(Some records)
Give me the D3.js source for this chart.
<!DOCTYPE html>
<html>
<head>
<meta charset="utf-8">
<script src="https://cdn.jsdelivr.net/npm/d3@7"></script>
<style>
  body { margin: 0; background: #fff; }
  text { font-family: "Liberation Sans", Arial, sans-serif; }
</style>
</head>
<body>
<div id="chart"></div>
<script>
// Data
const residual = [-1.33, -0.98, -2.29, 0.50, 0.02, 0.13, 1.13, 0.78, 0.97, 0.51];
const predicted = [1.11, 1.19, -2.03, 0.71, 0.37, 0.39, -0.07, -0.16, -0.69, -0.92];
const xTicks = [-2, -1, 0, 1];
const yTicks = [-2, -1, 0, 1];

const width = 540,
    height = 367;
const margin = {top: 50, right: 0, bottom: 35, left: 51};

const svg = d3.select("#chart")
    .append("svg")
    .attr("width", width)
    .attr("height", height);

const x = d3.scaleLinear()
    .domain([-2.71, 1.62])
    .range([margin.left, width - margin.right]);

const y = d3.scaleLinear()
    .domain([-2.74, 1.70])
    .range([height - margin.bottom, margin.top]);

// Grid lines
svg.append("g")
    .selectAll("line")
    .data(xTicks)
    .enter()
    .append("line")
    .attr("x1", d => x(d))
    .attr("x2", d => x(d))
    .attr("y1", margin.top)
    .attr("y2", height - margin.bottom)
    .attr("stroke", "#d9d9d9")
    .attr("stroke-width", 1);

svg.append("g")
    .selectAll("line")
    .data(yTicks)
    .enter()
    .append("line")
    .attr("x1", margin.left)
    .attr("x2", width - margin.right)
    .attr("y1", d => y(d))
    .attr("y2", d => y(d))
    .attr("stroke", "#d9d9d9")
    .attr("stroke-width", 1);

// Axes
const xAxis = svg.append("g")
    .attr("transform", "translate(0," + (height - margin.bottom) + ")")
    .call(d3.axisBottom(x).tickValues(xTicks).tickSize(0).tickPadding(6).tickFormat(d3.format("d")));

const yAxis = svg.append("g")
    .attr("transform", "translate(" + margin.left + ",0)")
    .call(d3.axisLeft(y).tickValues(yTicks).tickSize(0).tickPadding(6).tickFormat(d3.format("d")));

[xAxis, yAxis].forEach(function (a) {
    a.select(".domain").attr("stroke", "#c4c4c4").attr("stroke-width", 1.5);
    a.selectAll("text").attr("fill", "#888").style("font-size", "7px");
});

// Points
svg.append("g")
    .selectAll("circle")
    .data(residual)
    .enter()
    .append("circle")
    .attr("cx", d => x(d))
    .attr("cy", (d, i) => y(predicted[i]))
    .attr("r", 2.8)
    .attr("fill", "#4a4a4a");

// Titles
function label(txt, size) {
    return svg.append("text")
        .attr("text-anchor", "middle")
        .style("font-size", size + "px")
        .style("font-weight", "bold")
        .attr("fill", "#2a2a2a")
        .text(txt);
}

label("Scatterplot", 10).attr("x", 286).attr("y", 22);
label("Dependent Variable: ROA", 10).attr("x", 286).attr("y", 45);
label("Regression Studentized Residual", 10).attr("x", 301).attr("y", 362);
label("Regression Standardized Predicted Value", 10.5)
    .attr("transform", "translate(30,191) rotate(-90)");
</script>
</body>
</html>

---

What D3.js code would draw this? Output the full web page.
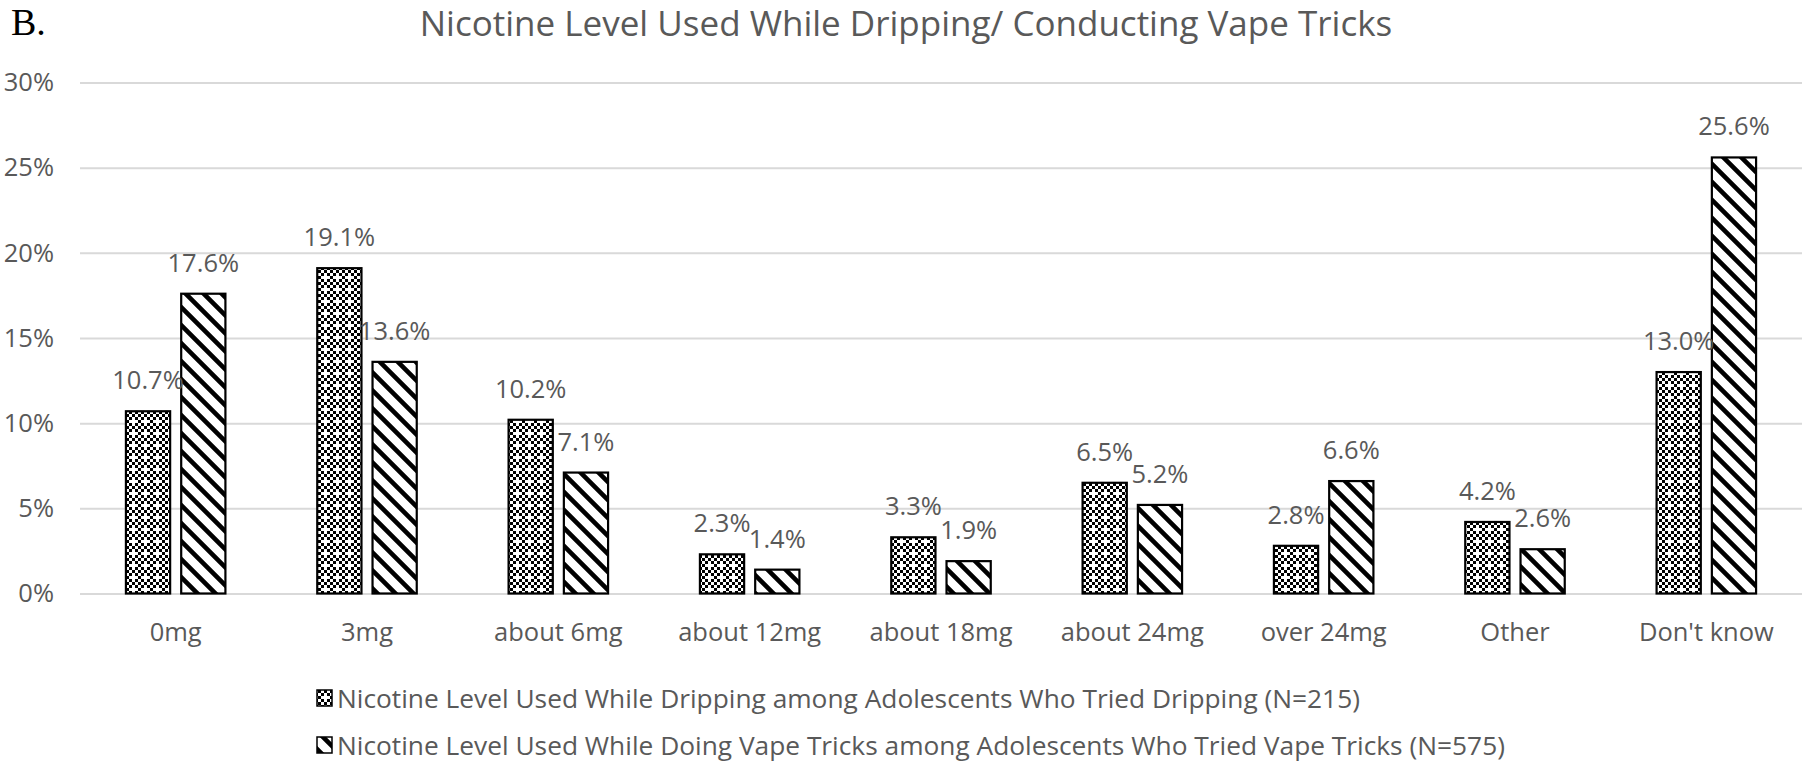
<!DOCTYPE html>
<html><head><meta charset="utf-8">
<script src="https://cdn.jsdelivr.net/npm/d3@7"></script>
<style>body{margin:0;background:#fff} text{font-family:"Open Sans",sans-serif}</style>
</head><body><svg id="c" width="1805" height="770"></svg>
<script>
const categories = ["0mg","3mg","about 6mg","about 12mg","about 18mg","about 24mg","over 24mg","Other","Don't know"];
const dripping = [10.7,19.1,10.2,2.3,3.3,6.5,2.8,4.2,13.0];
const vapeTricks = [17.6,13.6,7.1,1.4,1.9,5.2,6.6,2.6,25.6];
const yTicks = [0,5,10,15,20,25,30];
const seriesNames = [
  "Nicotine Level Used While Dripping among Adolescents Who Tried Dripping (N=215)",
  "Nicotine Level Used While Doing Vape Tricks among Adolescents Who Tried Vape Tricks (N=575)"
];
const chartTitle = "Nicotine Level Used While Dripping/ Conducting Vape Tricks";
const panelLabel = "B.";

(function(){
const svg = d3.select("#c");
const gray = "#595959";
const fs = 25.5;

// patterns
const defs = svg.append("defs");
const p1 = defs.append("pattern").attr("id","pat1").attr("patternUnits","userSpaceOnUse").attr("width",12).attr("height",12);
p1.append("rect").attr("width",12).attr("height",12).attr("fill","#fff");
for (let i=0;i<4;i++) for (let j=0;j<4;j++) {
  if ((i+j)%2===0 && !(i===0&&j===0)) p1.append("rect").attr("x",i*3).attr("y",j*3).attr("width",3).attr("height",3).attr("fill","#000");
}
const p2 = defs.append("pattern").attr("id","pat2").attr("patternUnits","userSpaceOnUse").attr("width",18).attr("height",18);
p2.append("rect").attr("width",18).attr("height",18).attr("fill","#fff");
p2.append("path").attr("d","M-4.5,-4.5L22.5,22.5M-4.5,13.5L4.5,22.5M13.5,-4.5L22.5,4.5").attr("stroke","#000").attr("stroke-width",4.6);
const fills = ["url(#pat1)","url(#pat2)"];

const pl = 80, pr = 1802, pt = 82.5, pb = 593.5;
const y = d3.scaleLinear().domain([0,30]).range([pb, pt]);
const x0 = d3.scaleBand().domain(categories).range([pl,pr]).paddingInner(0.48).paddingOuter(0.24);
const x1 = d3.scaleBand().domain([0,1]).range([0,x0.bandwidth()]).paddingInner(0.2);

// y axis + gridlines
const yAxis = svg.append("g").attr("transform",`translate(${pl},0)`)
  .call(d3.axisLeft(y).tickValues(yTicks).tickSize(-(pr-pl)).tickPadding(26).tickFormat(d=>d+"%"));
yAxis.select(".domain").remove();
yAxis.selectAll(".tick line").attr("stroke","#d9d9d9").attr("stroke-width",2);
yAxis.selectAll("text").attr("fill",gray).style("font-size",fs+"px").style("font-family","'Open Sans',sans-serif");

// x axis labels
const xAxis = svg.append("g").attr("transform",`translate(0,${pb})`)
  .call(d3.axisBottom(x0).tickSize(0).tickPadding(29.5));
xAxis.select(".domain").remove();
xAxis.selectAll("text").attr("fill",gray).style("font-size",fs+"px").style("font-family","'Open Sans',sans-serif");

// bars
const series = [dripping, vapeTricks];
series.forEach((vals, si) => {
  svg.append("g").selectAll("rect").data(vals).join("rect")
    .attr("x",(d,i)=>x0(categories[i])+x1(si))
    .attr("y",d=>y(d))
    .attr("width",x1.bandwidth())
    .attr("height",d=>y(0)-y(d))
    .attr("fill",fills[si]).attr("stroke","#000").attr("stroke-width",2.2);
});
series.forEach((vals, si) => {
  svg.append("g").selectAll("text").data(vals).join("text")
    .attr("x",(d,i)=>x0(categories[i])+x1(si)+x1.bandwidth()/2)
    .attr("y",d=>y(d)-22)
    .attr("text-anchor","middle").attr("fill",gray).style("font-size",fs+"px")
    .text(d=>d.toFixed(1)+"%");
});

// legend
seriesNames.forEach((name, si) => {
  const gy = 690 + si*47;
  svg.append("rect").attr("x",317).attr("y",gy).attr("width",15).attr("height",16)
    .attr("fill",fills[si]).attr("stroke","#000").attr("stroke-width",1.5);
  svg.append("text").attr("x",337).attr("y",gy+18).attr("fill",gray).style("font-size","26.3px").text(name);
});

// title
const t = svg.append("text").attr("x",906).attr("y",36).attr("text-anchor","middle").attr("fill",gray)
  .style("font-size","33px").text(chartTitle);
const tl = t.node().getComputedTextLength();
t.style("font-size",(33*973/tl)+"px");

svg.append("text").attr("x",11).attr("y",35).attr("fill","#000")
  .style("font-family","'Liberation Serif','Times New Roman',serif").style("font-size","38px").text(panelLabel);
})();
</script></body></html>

• **What needs to be done**: What is the number of lines in the records above that include the word "this"? Reply with that number and nothing more.

• **Written reply**: 2